[KT Aivle AI] 5주차. 딥러닝(2) 분류

hyowon·2024년 3월 28일

KtAivle

목록 보기

25/39

0. 개요 및 복습

주제 : 딥러닝
목표 : 머신러닝에서 나아가 딥러닝에 대해 배워 보자!

1) 분류문제 평가 : Confusion Matrix

2) 분류문제 평가 : Classification report

3) 전체 코드 정리(이진분류)

# 데이터 준비
target = 'Survived'
x = data.drop(target, axis = 1)
y = data.loc[:, target]

# 가변수화
cat_cols = ['Pclass','Sex', 'Embarked']
x = pd.get_dummies(x, columns = cat_cols, drop_first = True)

# 데이터분할
x_train, x_val, y_train, y_val = train_test_split(x, y, test_size=.3, random_state = 20)

# 스케일링
scaler = MinMaxScaler()
x_train = scaler.fit_transform(x_train)
x_val = scaler.transform(x_val)

# 모델링
n = x_train.shape[1]
n

# 메모리 정리
clear_session()

# Sequential 모델
model3 = Sequential([ Dense( 4, input_shape = (n ,), activation = 'relu'),
                      Dense( 1, activation = 'sigmoid')])

# 모델요약
model3.summary()

# compile + 학습
model3.compile( optimizer=Adam(learning_rate= 0.01), loss ='binary_crossentropy')
hist = model3.fit(x_train, y_train, epochs = 50, validation_split=.2 ).history

# 예측 및 검증
pred3 = model3.predict(x_val)
pred3 = np.where(pred3 >= 0.5, 1, 0)
print(classification_report(y_val, pred3))

4) 전체 코드 정리(다중 분류)

# y 값을 0,1,2로 변환하기
# (sparse_categorical_crossentropy 사용을 위해)
data['Species'] = data['Species'].map({'setosa':0, 'versicolor':1, 'virginica':2})
data.head()

# 데이터 준비
target = 'Species'
x = data.drop(target, axis = 1)
y = data.loc[:, target]

# 데이터 분할
x_train, x_val, y_train, y_val = train_test_split(x, y, test_size = .3, random_state = 20)

# 스케일링
scaler = MinMaxScaler()
x_train = scaler.fit_transform(x_train)
x_val = scaler.transform(x_val)

# 모델링
nfeatures = x_train.shape[1] #num of columns
nfeatures

# 메모리 정리
clear_session()

# Sequential 타입 모델 선언
model = Sequential([Dense(8 , input_shape = (nfeatures,), activation = 'relu'),
                    Dense(3 , activation = 'softmax')
])

# 모델요약
model.summary()

# 컴파일 + 학습
model.compile(optimizer=Adam(learning_rate=0.1), loss= 'sparse_categorical_crossentropy')
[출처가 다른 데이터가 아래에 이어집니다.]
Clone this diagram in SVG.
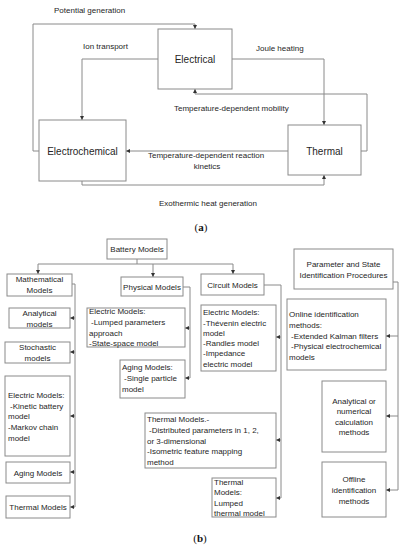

history = model.fit(x_train, y_train, epochs = 50,
                    validation_split=0.2).history
                    
# 예측 및 검증
pred = model.predict(x_val)
pred_1 = pred.argmax(axis=1)

# 평가
print(confusion_matrix(y_val, pred_1))
print(classification_report(y_val, pred_1))

1. 이진 분류

1) 딥러닝 구조 - 이진분류

위 구조에서 Sruvived 0,1로 예측결과를 만들고 싶습니다.
- Node의 결과를 변환해주는 활성 함수가 필요합니다!

2) 딥러닝 구조 - Loss Function : binary_crossentropy

우리는 실제 값과 예측 값을 하나의 숫자(오차)로 평가해야 합니다.
이 오차들의 평균 = binary_crossentropy(log loss)

2. 다중 분류

1) 딥러닝 구조 - Output Layer

Node수

다중분류 모델에서 Output Layer의 node 수는 y의 범주 수와 같습니다.

Softmax

각 Class별로 예측한 값을 ,하나의 확률 값으로 변환

2) 다중 분류 모델링을 위한 전처리

다중 분류 : Y가 범주이고, 범주가 3개 이상

[방법1] 정수 인코딩 + sparse_categorical_crossentorpy

Target의 class들을 0부터 시작하여 순차 증가하는 정수로 인코딩

from sklearn.preprocessing import LabelEncoder
int_encoder = LabelEncoder()
data['Species_encoded'] = int_encoder.fit_transform(data['Species'])
data.head()

인코딩 된 범주 조회

int_encoder.classes__ -> 배열의 인덱스가 인코딩 된 정수

[방법2] 원핫 인코딩 + categorical_crossentropy

from sklearn.preprocessing import OneHotEncoder
oh_encoder = OneHotEncoder()
encoded_y1 = oh_encoder.fit_transform(data[['Species']])
pritn(encoded_y1.toarray())